Suffice to say, I was impressed as I was hyped. This story is set to be released February 13th 2024.
There is a blend of science fiction, fantasy and utter weirdness and I am all for it. The writing itself was a well-written, readable page-turner and whilst parts of the story were abruptly placed, the readability was creatively easy. We all know the well-told story of a group of people travelling to a crucial destination, but what Gogmagog does it set up a series of whacky and wonderful steps along the way that will have you reading over and over again. I was surprised by how imaginative this was, a non-conventional story that was a perfect cleanser from anything I’ve read before.
The characters themselves were almost Pratchett-esque, perhaps not as whimsical, but there were moments that had me laughing out loud from the sheer bonkersness of it all. Cady is a retired river captain who once navigated the River Nysis, regularly transporting passengers to the capital of Ludwich. Her story here begins as a seed-buying, weed-collecting, smoker and drinker who embroils herself in the journey. Yanish is Cady’s friendly apprentice, Brin is a sick young girl and Lek is an artificial intelligence who urgently need transport to the capital. And so our journey begins…
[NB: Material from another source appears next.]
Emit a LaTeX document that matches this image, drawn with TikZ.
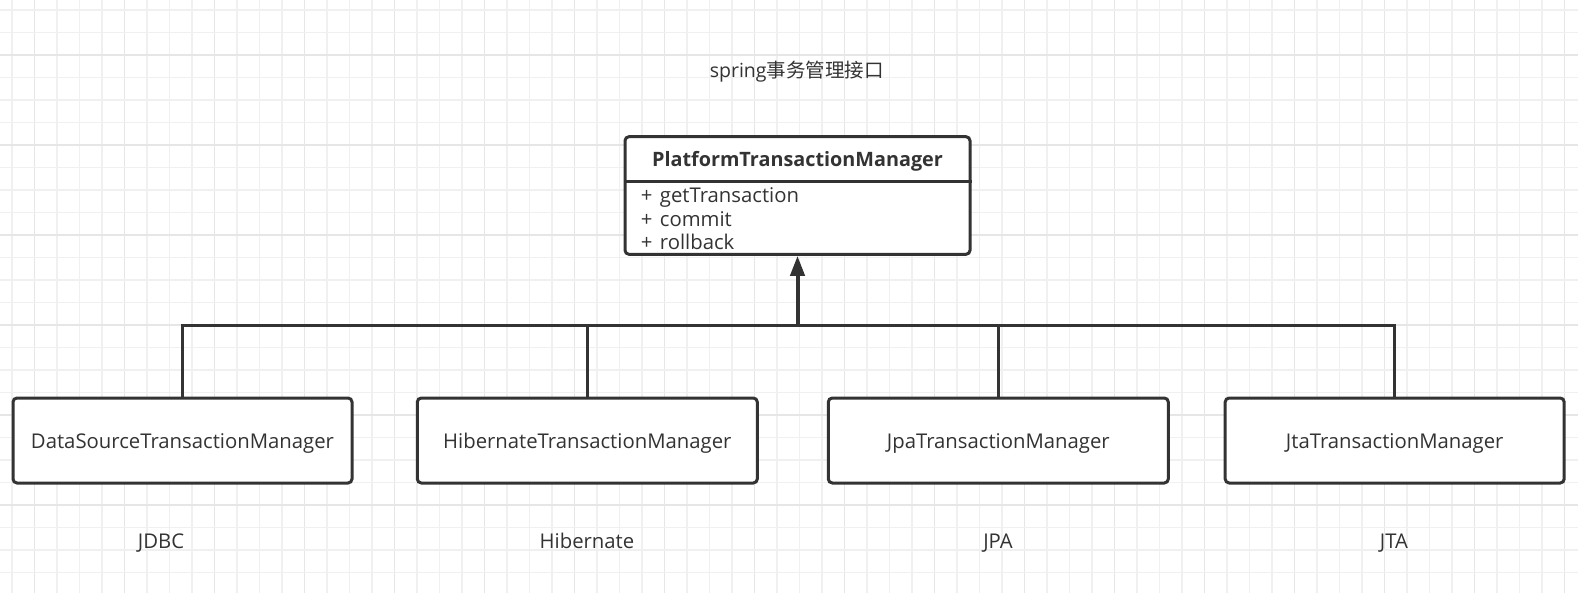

I enjoyed how the story tried to do something different. The setting itself was already a step up from our usual suspects and the world-building was filled with secrets and lore just waiting to be found. The almost gothic undertones are comparible to Gormenghast and Cities of the Weft but its humour, ideas and creatures are something in their own. I want to see so much art from this story because it’s something so unique.
I’m more than excited for book two – Ludluda – and finding out more after that ending. This is an intriguing setting filled with wonderful characters that will keep you invested along the way.